Mortgage rates have been at or near historic lows most of this year. The 30-year fixed-rate average has remained below 4 percent for all but one week this year. The 15-year fixed-rate average has been below 3 percent since the end of May.

Since last week when the Federal Reserve announced its largest stimulus plan in two years, some have wondered how low mortgage rates will sink. Will we see 30-year fixed-rate mortgages fall around 2 percent?

Unlikely, says Robert Lipnick, an adjunct professor with American University’s Kogod School of Business and chair of the school’s real estate advisory board.

“They’re about as low as they’re going to go,” Lipnick said. “I just have the sense that they can’t be much lower for banks to make the margins to stay in business.”

The Fed’s plan to buy $40 billion in mortgage securities each month for the foreseeable future is intended to provide support for the housing market by encouraging home purchases and refinancing. However, many borrowers are being prevented from taking advantage of the low rates because of insufficient credit scores and/or skimpy down payments.

“The banks are being overly cautious,” Lipnick said. “Lenders got burned, obviously. I think they’re still feeling some of the rawness, if you will, of being burned. It still stings. What you have is this very strict underwriting that hasn’t loosened up. Those really tight standards still prevail.”  
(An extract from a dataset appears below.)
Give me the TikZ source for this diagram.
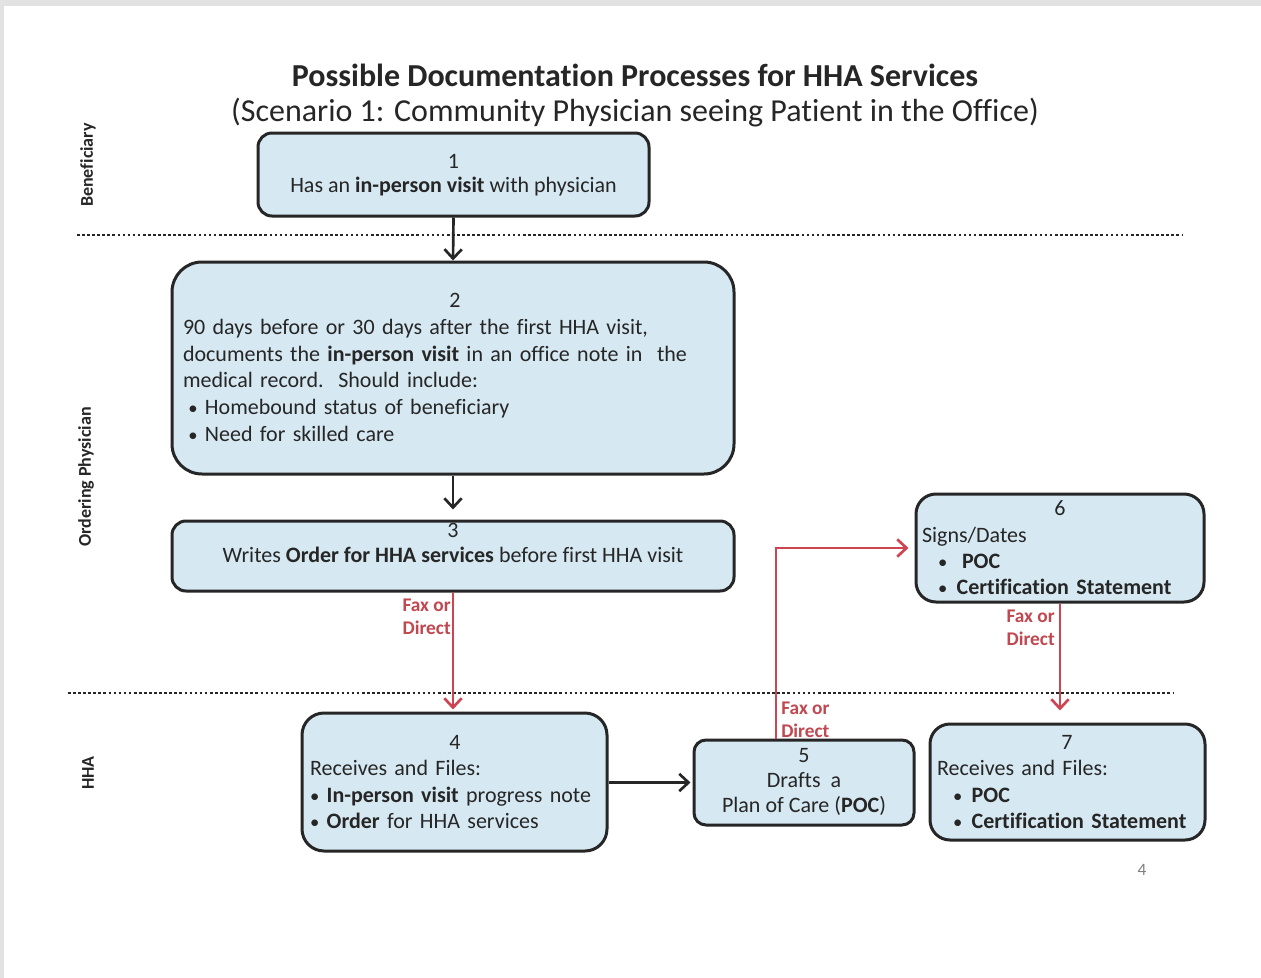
\documentclass[tikz,border=0pt]{standalone}
\usepackage{fontspec}
\setmainfont{Carlito}[Ligatures=NoCommon]
\usetikzlibrary{arrows.meta,calc}
\definecolor{boxfill}{RGB}{214,232,241}
\definecolor{boxline}{RGB}{38,38,38}
\definecolor{faxred}{RGB}{205,68,82}
\definecolor{labred}{RGB}{192,72,80}
\definecolor{pageedge}{RGB}{226,226,226}
\newcommand{\smallbul}{{\fontsize{14}{14}\selectfont\textbullet}}
\begin{document}
\begin{tikzpicture}[x=0.75pt,y=-0.75pt,
  stepbox/.style={draw=boxline,line width=2.25pt,fill=boxfill,inner sep=0pt},
  boxtext/.style={inner sep=0pt,text=boxline},
  lanename/.style={rotate=90,inner sep=0pt,font=\fontsize{13.5}{15}\selectfont\bfseries,text=boxline},
  lanesep/.style={draw=black!85,line width=2.2pt,dash pattern=on 2pt off 1.8pt},
  flow/.style={draw=boxline,line width=2pt,-{Straight Barb[length=7pt,width=13pt,line width=2pt]}},
  fax/.style={draw=faxred,line width=2pt,-{Straight Barb[length=7pt,width=13pt,line width=2pt]}},
  faxlabel/.style={inner sep=0pt,text=labred,font=\fontsize{14.5}{17.3}\selectfont\bfseries}
]
% page area and its shaded top and left edges
\useasboundingbox (0,0) rectangle (1261,978);
\fill[white] (0,0) rectangle (1261,978);
\fill[pageedge] (0,0) rectangle (1261,6);
\fill[pageedge] (0,0) rectangle (4,978);

% title
\node[inner sep=0pt,font=\fontsize{24}{28}\selectfont\bfseries,text=boxline] (title) at (635,75)
  {Possible Documentation Processes for HHA Services};
\node[inner sep=0pt,font=\fontsize{24}{28}\selectfont,text=boxline] (subtitle) at (635,113)
  {(Scenario 1: Community Physician seeing Patient in the Office)};

% swim lanes
\node[lanename] (laneben) at (88,165) {Beneficiary};
\node[lanename] (laneord) at (86,477) {Ordering Physician};
\node[lanename] (lanehha) at (88,773) {HHA};
\draw[lanesep] (77,235) -- (1182,235);
\draw[lanesep] (68,693) -- (1174,693);

% process boxes
\node[stepbox,rounded corners=10.5pt,minimum width=293.25pt,minimum height=62.25pt] (b1) at (453.5,174.5) {};
\node[stepbox,rounded corners=22.5pt,minimum width=421.5pt,minimum height=159pt] (b2) at (453,368) {};
\node[stepbox,rounded corners=10.5pt,minimum width=421.5pt,minimum height=52.5pt] (b3) at (453,556) {};
\node[stepbox,rounded corners=16.5pt,minimum width=228.75pt,minimum height=103.5pt] (b4) at (454.5,782) {};
\node[stepbox,rounded corners=9pt,minimum width=165pt,minimum height=63.75pt] (b5) at (804,782.5) {};
\node[stepbox,rounded corners=15pt,minimum width=216pt,minimum height=81pt] (b6) at (1060,548) {};
\node[stepbox,rounded corners=15pt,minimum width=206.25pt,minimum height=87pt] (b7) at (1067.5,782) {};

% box texts
\node[boxtext,align=center,font=\fontsize{16.5}{18}\selectfont] (t1) at (453.5,175)
  {1\\Has an \textbf{in-person visit} with physician};
\node[boxtext,text width=408pt,align=left,font=\fontsize{16.5}{20}\selectfont] (t2) at (455,367.5)
  {\makebox[\linewidth]{2}\\
   90 days before or 30 days after the first HHA visit,\\
   documents the \textbf{in-person visit} in an office note in\ \ the\\
   medical record.\ \ Should include:\\
   \hspace*{4pt}\smallbul\ Homebound status of beneficiary\\
   \hspace*{4pt}\smallbul\ Need for skilled care};
\node[boxtext,align=center,font=\fontsize{16.5}{18.75}\selectfont] (t3) at (453,543)
  {3\\Writes \textbf{Order for HHA services} before first HHA visit};
\node[boxtext,text width=217.5pt,align=left,font=\fontsize{16.5}{19.75}\selectfont] (t4) at (455,782)
  {\makebox[\linewidth]{4}\\
   Receives and Files:\\
   \smallbul\ \textbf{In-person visit} progress note\\
   \smallbul\ \textbf{Order} for HHA services};
\node[boxtext,align=center,font=\fontsize{16.5}{19}\selectfont] (t5) at (804,782)
  {5\\Drafts\ \ a\\Plan of Care (\textbf{POC})};
\node[boxtext,text width=207pt,align=left,font=\fontsize{16.5}{19.75}\selectfont] (t6) at (1060,548)
  {\makebox[\linewidth]{6}\\
   Signs/Dates\\
   \hspace*{12pt}\makebox[18pt][l]{\smallbul}\textbf{POC}\\
   \hspace*{12pt}\makebox[14pt][l]{\smallbul}\textbf{Certification Statement}};
\node[boxtext,text width=195pt,align=left,font=\fontsize{16.5}{19.75}\selectfont] (t7) at (1067,782)
  {\makebox[\linewidth]{7}\\
   Receives and Files:\\
   \hspace*{12pt}\makebox[14pt][l]{\smallbul}\textbf{POC}\\
   \hspace*{12pt}\makebox[14pt][l]{\smallbul}\textbf{Certification Statement}};

% connectors
\draw[flow] (b1.south) -- (b2.north);
\draw[flow,shorten >=7.5pt] (b2.south) -- (b2.south |- b3.north);
\draw[fax,shorten >=1.5pt] (b3.south) -- (b3.south |- b4.north);
\draw[flow,shorten >=1.5pt] (b4.east |- b5.west) -- (b5.west);
\draw[fax,shorten >=4.5pt] ($(b5.north)+(-28,0)$) |- (b6.west);
\draw[fax,shorten >=9pt] (b6.south) -- (b6.south |- b7.north);

% transmission labels
\node[faxlabel,anchor=east,align=right] (f34) at (451,616.5) {Fax or\\Direct};
\node[faxlabel,anchor=west,align=left] (f56) at (781,719.5) {Fax or\\Direct};
\node[faxlabel,anchor=east,align=right] (f67) at (1055,627.5) {Fax or\\Direct};

% page number
\node[inner sep=0pt,text=gray,font=\fontsize{13}{15}\selectfont] (pagenum) at (1142,870) {4};
\end{tikzpicture}
\end{document}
Asked what he thought it would take for lenders to relax their lending standards, Lipnick said: “It’s simply going to take time. Nobody really knows what that time is going to be. I think you’d probably see a loosening more in the Washington, D.C., area because it’s, for the seventh or eighth year in a row, the strongest real estate market in the country. It’s safer to lend people money in this area because the market is so strong. 

“In commercial lending, you’re beginning to see less restrictive underwriting now. Again, it’s not that it’s not restrictive. It’s very restrictive compared to what it was in 2006. But at the same time, it’s not as restrictive as it’s been the last five years.”

Because the Fed said it plans to keep interest rates low through 2015, there seems to be no reason to rush out now to lock in a low rate. It appears these low mortgage rates are going to be around for a while.

“That’s absolutely a fair assumption,” Lipnick said. “There are people that sit on a different side of the fence who say that the Fed is hurting people in business. Borrowing rates are so low and they’re going to stay low so that we don’t have the motivation to do anything quickly. . . . You de-motivate businesses as well as individuals who are looking for a mortgage for a home. We don’t have to do it this fall. We can do it in the spring.”

Lipnick believes that ultimately the Fed’s action will have a positive effect on the housing market.  

“I think we are going to see more first-time new home buyers,” he said. “The American dream of owning your house still exists. . . . The rental market is extremely active. I anticipate that’s going to decline in the Washington area to some degree over the next two to three years and first-time home buyers will increase.”